Travmatik akut omuz çıkığı ortopedik acil bir durumdur ve hızlıca röntgen çekildikten sonra ek bir patoloji yok ise kapalı yöntemlerle yerine koyma (redüksiyon) işlemi yapılmalıdır. Kapalı olarak yerine koyma (redüksiyon) ideal olarak sedasyon altında yapılmalıdır. Özellikle yaşlı hastalarda çıkık redükte edilecek ise kemikleri osteoporotik olabileceği için kırık açısından dikkatli olunup redüksiyon işlemi nazikçe yapılmalıdır. Kapalı redüksiyon için karşı traksiyon yöntemi, Koher, Stimson, Milch ve Hipokrat yöntemleri gibi bir çok değişik teknik tariflenmiştir. Redüksiyon sonrasında mutlaka nörovasküler muayene yapılmalı ve röntgen (x-ray) çekilmelidir. Kapalı olarak redükte olduktan sonra omuz belli bir süre kol askısına alınır.

Hastalarda ilk çıkık sonrası redüksiyon ve kol askısı tedavisinden sonra omuzlarında güvensizlik hissederlerse veya 3. hafta civarındaki muayenelerinde Apprehension (korkutma) testi, Anterior Load and Shift testi, öne çekmece testi ve Gagey’s hiperabdüksiyon testleri pozitif ise hastaya omuz MR görüntüleme istenir. Bazen kemikte bir defekt olduğu düşünlürse omuz BT (tomografi) de istenebilir.

Tedavi; konservatif veya cerrahi olarak planlanır. Konservatif tedavi için uygun olan hastalar AMBRII tanısı almış veya sporcu olmayan ilk çıkık hastalarıdır. Konservatif tedavide, hastalar rotator cuff güçlendirme ve skapular stabilite egzersizlerini de içeren fizyoterapi programına alınmalıdır.
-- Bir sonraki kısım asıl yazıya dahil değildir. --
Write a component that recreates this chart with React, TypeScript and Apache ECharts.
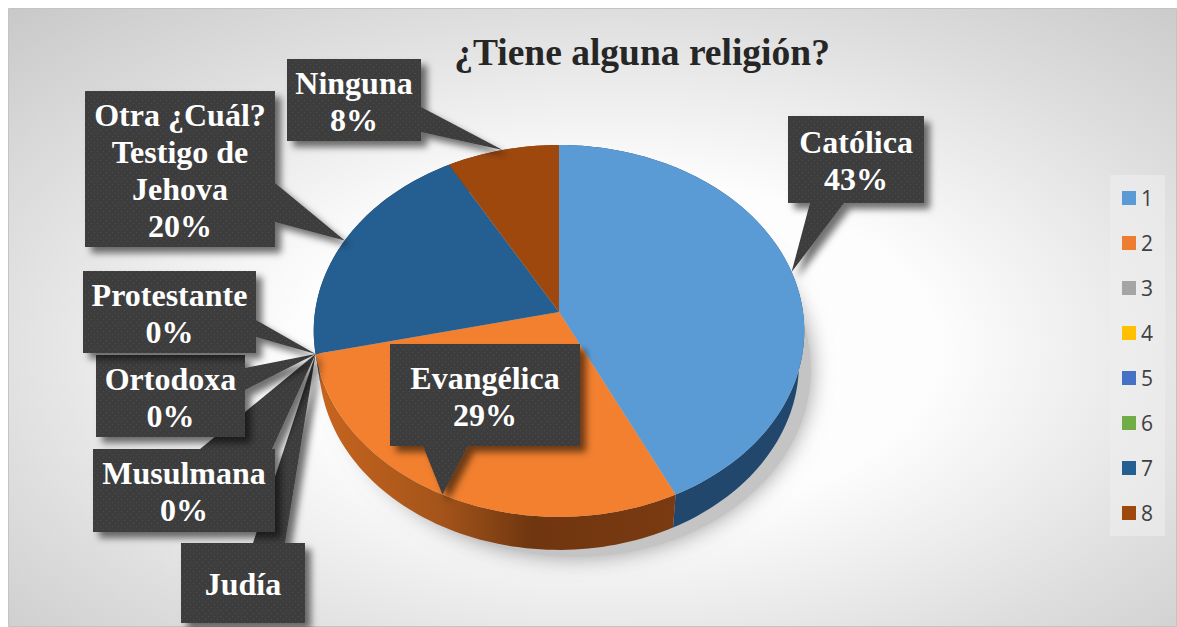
import React, { useEffect, useRef } from "react";
import * as echarts from "echarts";

const legendNames = ["1", "2", "3", "4", "5", "6", "7", "8"];
const responses = [21, 14, 0, 0, 0, 0, 10, 4];
const sliceColors = ["#5b9bd5", "#ed7d31", "#a5a5a5", "#ffc000", "#4472c4", "#70ad47", "#255e91", "#9e480e"];
const labelNames = [
  "Católica",
  "Evangélica",
  "Protestante",
  "Ortodoxa",
  "Musulmana",
  "Judía",
  "Otra ¿Cuál?\nTestigo de\nJehova",
  "Ninguna",
];
const showPercent = [true, true, true, true, true, false, true, true];
const titleText = "¿Tiene alguna religión?";

// Callout layout: box [left, top, right, bottom], tail side, tail base from / to
const calloutLayout: [number, number, number, number, string, number, number][] = [
  [788, 116, 924, 203, "bottom", 810, 844],
  [390, 344, 580, 446, "bottom", 423, 468],
  [83, 271, 256, 353, "right", 320, 337],
  [96, 355, 245, 437, "right", 368, 390],
  [93, 449, 275, 532, "top", 200, 272],
  [181, 543, 305, 623, "top", 253, 285],
  [85, 91, 275, 247, "right", 183, 222],
  [287, 59, 421, 141, "right", 107, 132],
];

const HUB_X = 559;
const HUB_Y = 312;
const RX = 244;
const RY = 184;
const PERSP = 0.102;
const DEPTH = 33;

const total = responses.reduce((a, b) => a + b, 0);

function rim(fraction: number): [number, number] {
  const t = fraction * Math.PI * 2;
  const u = Math.sin(t);
  const v = -Math.cos(t);
  const w = 1 - PERSP * v;
  return [HUB_X + (RX * u) / w, HUB_Y + (RY * v) / w];
}
function arcPoints(a: number, b: number): [number, number][] {
  const n = Math.max(2, Math.ceil((b - a) * 240));
  const pts: [number, number][] = [];
  for (let i = 0; i <= n; i++) pts.push(rim(a + ((b - a) * i) / n));
  return pts;
}
function startFraction(i: number) {
  let s = 0;
  for (let k = 0; k < i; k++) s += responses[k];
  return s / total;
}

function makePattern() {
  const c = document.createElement("canvas");
  c.width = 6;
  c.height = 6;
  const g = c.getContext("2d")!;
  g.fillStyle = "#3e3e3e";
  g.fillRect(0, 0, 6, 6);
  g.fillStyle = "#4e4e4e";
  g.fillRect(1, 1, 1, 1);
  g.fillRect(4, 4, 1, 1);
  return c;
}

const topFill: Record<number, string> = { 1: "#f2802f" };
const wallFill: Record<number, any> = {
  0: "#21486c",
  1: {
    type: "linear",
    x: 0,
    y: 0,
    x2: 1,
    y2: 0,
    colorStops: [
      { offset: 0, color: "#c8651f" },
      { offset: 0.35, color: "#a4541a" },
      { offset: 0.6, color: "#70360f" },
      { offset: 1, color: "#7a3a12" },
    ],
  },
  6: "#1d4a72",
  7: "#7a380b",
};

export default function App() {
  const ref = useRef<HTMLDivElement>(null);
  useEffect(() => {
    const chart = echarts.init(ref.current!, undefined, { renderer: "svg" });
    const pattern = makePattern();

    const sliceSeries = legendNames.map((name, i) => ({
      type: "custom",
      name,
      coordinateSystem: "none",
      z: 3,
      itemStyle: { color: sliceColors[i] },
      data: [{ name, value: responses[i] }],
      renderItem: (_p: any, api: any) => {
        const value = api.value(0) as number;
        if (!value) return { type: "group", children: [] };
        const a = startFraction(i);
        const b = a + value / total;
        const arc = arcPoints(a, b);
        const lower = arc.map(([x, y]) => [HUB_X + (x - HUB_X) * 0.978, y + DEPTH]).reverse();
        return {
          type: "group",
          children: [
            {
              type: "polygon",
              z2: 1,
              shape: { points: [...arc, ...lower] },
              style: { fill: wallFill[i] || sliceColors[i] },
            },
            {
              type: "polygon",
              z2: 10,
              shape: { points: [[HUB_X, HUB_Y], ...arc] },
              style: { fill: topFill[i] || sliceColors[i] },
            },
          ],
        };
      },
    }));

    const calloutSeries = {
      type: "custom",
      name: "etiquetas",
      coordinateSystem: "none",
      z: 6,
      data: labelNames.map((name, i) => ({ name, value: responses[i] })),
      renderItem: (p: any, api: any) => {
        const i = p.dataIndex;
        const value = api.value(0) as number;
        const mid = startFraction(i) + value / total / 2;
        const tip = rim(mid);
        const [l, t, r, bt, side, b1, b2] = calloutLayout[i];
        let pts: number[][];
        if (side === "bottom") {
          pts = [[l, t], [r, t], [r, bt], [b2, bt], tip, [b1, bt], [l, bt]];
        } else if (side === "right") {
          pts = [[l, t], [r, t], [r, b1], tip, [r, b2], [r, bt], [l, bt]];
        } else {
          pts = [[l, t], [b1, t], tip, [b2, t], [r, t], [r, bt], [l, bt]];
        }
        const text = showPercent[i]
          ? `${labelNames[i]}\n${Math.round((value / total) * 100)}%`
          : labelNames[i];
        const z2 = 100 - i * 2;
        return {
          type: "group",
          children: [
            {
              type: "polygon",
              z2,
              shape: { points: pts },
              style: {
                fill: { image: pattern, repeat: "repeat" },
                shadowBlur: 7,
                shadowColor: "rgba(0,0,0,0.55)",
                shadowOffsetX: 6,
                shadowOffsetY: 6,
              },
            },
            {
              type: "text",
              z2: z2 + 1,
              style: {
                x: (l + r) / 2,
                y: (t + bt) / 2 + 1,
                text,
                fill: "#ffffff",
                font: 'bold 32px "Liberation Serif"',
                lineHeight: 37,
                textAlign: "center",
                textVerticalAlign: "middle",
              },
            },
          ],
        };
      },
    };

    chart.setOption({
      animation: false,
      title: {
        text: titleText,
        left: 642,
        top: 33,
        textAlign: "center",
        padding: 0,
        textStyle: {
          fontFamily: "Liberation Serif",
          fontWeight: "bold",
          fontSize: 37.5,
          color: "#262626",
        },
      },
      legend: {
        data: legendNames,
        orient: "vertical",
        left: 1110,
        top: 175,
        icon: "rect",
        itemWidth: 14,
        itemHeight: 14,
        itemGap: 24,
        padding: [12.5, 12, 12.5, 12],
        backgroundColor: "rgba(238,238,238,0.6)",
        textStyle: { fontFamily: "Open Sans", fontSize: 21, color: "#404040", lineHeight: 21 },
      },
      graphic: [
        {
          type: "rect",
          z: 0,
          shape: { x: 8.5, y: 8.5, width: 1168, height: 618 },
          style: {
            stroke: "#c4c4c4",
            lineWidth: 1,
            fill: {
              type: "radial",
              x: 0.52,
              y: 0.55,
              r: 0.78,
              colorStops: [
                { offset: 0, color: "#ffffff" },
                { offset: 0.35, color: "#fdfdfd" },
                { offset: 0.7, color: "#dedede" },
                { offset: 1, color: "#c6c6c6" },
              ],
            },
          },
        },
        {
          type: "ellipse",
          z: 1,
          shape: { cx: 575, cy: 370, rx: 236, ry: 187 },
          style: {
            fill: "#c4c4c4",
            shadowBlur: 22,
            shadowColor: "rgba(140,140,140,0.85)",
            shadowOffsetX: 0,
            shadowOffsetY: 0,
          },
        },
      ],
      series: [...sliceSeries, calloutSeries],
    });
    return () => chart.dispose();
  }, []);
  return (
    <div
      ref={ref}
      style={{ position: "absolute", left: 0, top: 0, width: 1177, height: 627 }}
    />
  );
}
Günümüzde; artroskopik tekniklerin gelişmesi, cerrahi deneyimin artması ve daha erken rehabilitasyon imkânı vermesi nedeniyle artroskopik cerrahi altın standart haline gelmiştir. Glenoid veya humerus başında büyük kemik defekt varlığında (>%20) sadece artroskopik labrum tamiri veya anatomik tamir yeterli olmayacağından, anatomik olmayan ek işlemler de gündeme gelir. Bu işlemler arasında; kemik blok ameliyatları, korakoid transferi (Latarjet) ve remplissage gibi ek girişimler vardır. Artroskopik anterior labrum tamiri (Bankart tamiri), travmatik omuz çıkıklarının cerrahi tedavisinde en sık uygulanan işlemdir. Artroskopi, 3 ile 5 adet portal (giriş deliği) adı verilen 1 cm’ lik deliklerden kamera yardımıyla yapılan ameliyattır. Artroskopik anterior labrum tamirinde ankor denilen çapa şeklinde implantlar kemike (glenoide) yerleştirildikten sonra ankorın arkasında bulunan ipler labrum ve/veya kapsülden geçirilerek tekrar kemiğe tespit edilir. Ameliyat sonrası omuz belli bir süre kol askısında tutulur.